Based on the above three major trends and three major shifts, we believe the following four suggestions may help all OEMs that aspire to win in the Chinese automotive market:

  1. Reshaping and repositioning the brand. OEMs now have multiple brand offerings and product choices for Chinese consumers, and it is becoming increasingly difficult to stand out in this crowded market. To attract consumer attention and develop their brand images, OEMs should strive for differentiation—for example, by offering EVs with smart features and a low carbon footprint. They could also distinguish themselves by improving the overall customer experience.
  2. Balancing investments and returns for EVs and smart features. EV manufacturers cannot afford to lose money over the long term. To enhance profitability, they should explore multiple levers, including those related to design-to-cost, design-to-value, and agile R&D. They could also identify core control points on tech stacks and build relevant capabilities. Such actions are critical now because only profitable companies will be able to make sustainable, long-term investments in the smart-EV field.
  3. Developing omnichannel operations that integrate online and offline services. Many OEMs want to implement omnichannel operations and integrate their online and offline offerings. Accomplishing this goal will require drastic changes to all aspects of their organizations, including the overall vision, corporate culture, organizational structure, KPIs, and daily operations. OEMs should also develop tailored omnichannel mechanisms that consider their unique needs and capabilities, rather than simply imitating others.
  4. Pursuing new business models. In the near term, OEMs can explore new business models by collaborating with other leading companies along the value chain. Over the longer term, they must build their internal capabilities and establish control over their own business models.

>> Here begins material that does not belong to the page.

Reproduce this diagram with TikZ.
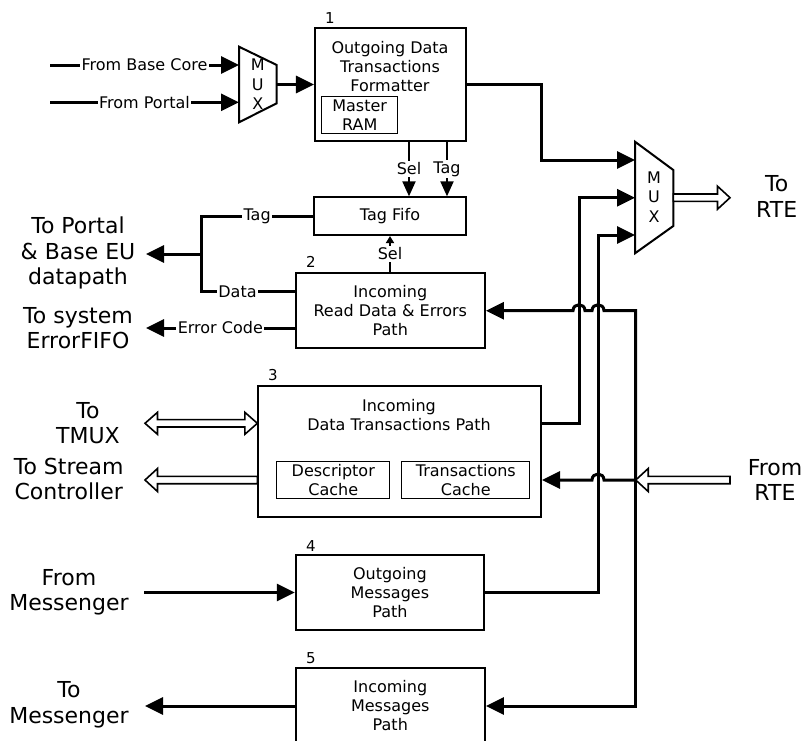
\documentclass[tikz,border=0pt]{standalone}
\usepackage{fontspec}
\setmainfont{DejaVu Sans}
\usetikzlibrary{arrows.meta,calc}

\newcommand\hollowRight[2]{\draw[hollow] ($(#1)+(0,-3.7)$) -- ($(#2)+(-12.5,-3.7)$) -- ($(#2)+(-12.5,-11.5)$) -- (#2) -- ($(#2)+(-12.5,11.5)$) -- ($(#2)+(-12.5,3.7)$) -- ($(#1)+(0,3.7)$) -- cycle;}
\newcommand\hollowLeft[2]{\draw[hollow] ($(#1)+(0,-3.7)$) -- ($(#2)+(12.5,-3.7)$) -- ($(#2)+(12.5,-11.5)$) -- (#2) -- ($(#2)+(12.5,11.5)$) -- ($(#2)+(12.5,3.7)$) -- ($(#1)+(0,3.7)$) -- cycle;}
\newcommand\hollowBoth[2]{\draw[hollow] (#1) -- ($(#1)+(12.5,-11)$) -- ($(#1)+(12.5,-3.7)$) -- ($(#2)+(-12.5,-3.7)$) -- ($(#2)+(-12.5,-11)$) -- (#2) -- ($(#2)+(-12.5,11)$) -- ($(#2)+(-12.5,3.7)$) -- ($(#1)+(12.5,3.7)$) -- ($(#1)+(12.5,11)$) -- cycle;}

\newcommand\wirefnt{\fontsize{16pt}{19pt}\selectfont}
\newcommand\numfnt{\fontsize{15pt}{18pt}\selectfont}
\newcommand\muxfnt{\fontsize{16pt}{19.5pt}\selectfont}

\tikzset{
 box/.style={draw, line width=2pt, inner sep=0pt, align=center, font=\fontsize{16}{19}\selectfont},
 inbox/.style={draw, line width=1pt, inner sep=0pt, align=center, font=\fontsize{16}{19}\selectfont},
 txt/.style={align=center, inner sep=0pt, font=\fontsize{16}{19}\selectfont},
 big/.style={align=center, inner sep=0pt, font=\fontsize{22}{25.5}\selectfont},
 num/.style={inner sep=0pt, font=\numfnt},
 muxt/.style={align=center, inner sep=0pt, font=\muxfnt},
 wl/.style={fill=white, inner sep=1.5pt, font=\wirefnt},
 wire/.style={line width=3pt, line join=miter},
 arr/.style={wire, -{Triangle[length=18pt,width=17pt]}},
 sig/.style={line width=2pt, -{Triangle[length=15pt,width=13pt]}},
 hollow/.style={draw, fill=white, line width=1.6pt, line join=miter},
 muxs/.style={draw, line width=2pt, line join=miter},
}

\begin{document}
\begin{tikzpicture}[x=1pt,y=-1pt]
\clip (0,0) rectangle (803,740);

% ---------- boxes ----------
\node[box, minimum width=150.7pt, minimum height=112.4pt] (b1) at (390.3,84.5) {};
\node[txt] (b1t) at (390,67) {Outgoing Data\\Transactions\\Formatter};
\node[inbox, minimum width=76pt, minimum height=37.3pt] (ram) at (359.7,114.7) {Master\\RAM};
\node[num] (n1) at (330,18) {1};

\node[box, minimum width=151.4pt, minimum height=37.7pt] (fifo) at (390,216.2) {Tag Fifo};

\node[box, minimum width=189.3pt, minimum height=75pt] (b2) at (390.3,310.2) {Incoming\\Read Data \& Errors\\Path};
\node[num] (n2) at (311,261.7) {2};

\node[box, minimum width=282.7pt, minimum height=130.7pt] (b3) at (399.7,451.3) {};
\node[txt] (b3t) at (399,415) {Incoming\\Data Transactions Path};
\node[inbox, minimum width=113.3pt, minimum height=37.3pt] (desc) at (333.3,479.7) {Descriptor\\Cache};
\node[inbox, minimum width=128.3pt, minimum height=37.3pt] (tc) at (465.8,479.7) {Transactions\\Cache};
\node[num] (n3) at (273,375) {3};

\node[box, minimum width=188.3pt, minimum height=75pt] (b4) at (389.9,592.5) {Outgoing\\Messages\\Path};
\node[num] (n4) at (311,545.7) {4};

\node[box, minimum width=189.3pt, minimum height=75pt] (b5) at (390.3,705.8) {Incoming\\Messages\\Path};
\node[num] (n5) at (311,658.3) {5};

% ---------- muxes ----------
\draw[muxs] (239,46.7) -- (276.7,65) -- (276.7,103.3) -- (239,122.3) -- cycle;
\node[muxt] (mux1t) at (257.8,84.3) {M\\U\\X};
\coordinate (m1a) at (239,65);
\coordinate (m1b) at (239,102.3);
\coordinate (m1o) at (276.7,84.5);

\draw[muxs] (635,141.7) -- (673.3,170) -- (673.3,226) -- (635,253.3) -- cycle;
\node[muxt] (mux2t) at (654,197) {M\\U\\X};
\coordinate (m2a) at (635,160);
\coordinate (m2b) at (635,197.7);
\coordinate (m2c) at (635,235);
\coordinate (m2o) at (673.3,197.7);

% ---------- outside labels ----------
\node[big] (lportal) at (78,253) {To Portal\\\& Base EU\\datapath};
\node[big] (lerr) at (78,328) {To system\\ErrorFIFO};
\node[big] (ltmux) at (88,423) {To\\TMUX};
\node[big] (lsc) at (68.7,479) {To Stream\\Controller};
\node[big] (lfm) at (69,592.5) {From\\Messenger};
\node[big] (ltm) at (69,705) {To\\Messenger};
\node[big] (lrte) at (776.7,196.5) {To\\RTE};
\node[big] (lfr) at (775,480) {From\\RTE};

% ---------- coordinates ----------
\coordinate (fbc) at (50,65);
\coordinate (fpo) at (50,102.3);
\coordinate (k1) at (541,160);
\coordinate (selx) at (409,0);
\coordinate (tagx) at (447,0);
\coordinate (tj) at (201,216.2);
\coordinate (dj) at (201,291.7);
\coordinate (pj) at (201,254);
\coordinate (po) at (146,254);
\coordinate (eo) at (146,328);
\coordinate (tmL) at (145,423.3);
\coordinate (tmR) at (b3.west |- tmL);
\coordinate (scL) at (145,480);
\coordinate (scR) at (b3.west |- scL);
\coordinate (v1) at (579,197.7);
\coordinate (v2) at (598,235);
\coordinate (J) at (635.7,480);
\coordinate (r2) at (635.7,310.7);
\coordinate (r5) at (635.7,706);
\coordinate (m5) at (145,706);
\coordinate (m4) at (144.3,592.5);
\coordinate (rteO) at (730,197.7);
\coordinate (rteI) at (730,480);

% ---------- connectors ----------
\draw[arr] (fbc) -- node[wl]{From Base Core} (m1a);
\draw[arr] (fpo) -- node[wl]{From Portal} (m1b);
\draw[arr] (m1o) -- (b1.west);
\draw[arr] (b1.east) -| (k1) -- (m2a);

\draw[sig] (b1.south -| selx) -- node[wl]{Sel} (fifo.north -| selx);
\draw[sig] (b1.south -| tagx) -- node[wl]{Tag} (fifo.north -| tagx);
\draw[line width=2pt, -{Triangle[length=7pt,width=8pt]}] (b2.north -| fifo.south) -- node[wl]{Sel} (fifo.south);

\draw[wire] (fifo.west) -- node[wl]{Tag} (tj) -- (dj) -- node[wl,pos=0.39]{Data} (b2.west |- dj);
\draw[arr] (pj) -- (po);
\draw[arr] (b2.west |- eo) -- node[wl]{Error Code} (eo);

\draw[arr] (b3.east |- tmL) -| (v1) -- (m2b);
\draw[arr] (b4.east) -| (v2) -- (m2c);

\draw[arr] (J) -- (r2) -- (604,310.7) .. controls (604,302.7) and (592,302.7) .. (592,310.7) -- (585,310.7) .. controls (585,302.7) and (573,302.7) .. (573,310.7) -- (b2.east |- r2);
\draw[arr] (J) -- (604,480) .. controls (604,472) and (592,472) .. (592,480) -- (b3.east |- J);
\draw[arr] (J) -- (r5) -- (b5.east |- r5);
\draw[arr] (b5.west |- m5) -- (m5);
\draw[arr] (m4) -- (b4.west);

\hollowRight{m2o}{rteO}
\hollowLeft{rteI}{J}
\hollowBoth{tmL}{tmR}
\hollowLeft{scR}{scL}
\end{tikzpicture}
\end{document}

The age of ICE vehicles in China is fading, and the era of smart EVs has arrived. As consumer mindsets change and new technologies advance, many of the so-called golden rules are being subverted and reshaped. Facing such drastic changes, some OEMs have already left the market and others may follow. Simultaneously, new players will emerge, potentially increasing competition. The companies most likely to succeed are those that are willing to fully transform their products, brands, operations, organizational structures, and more.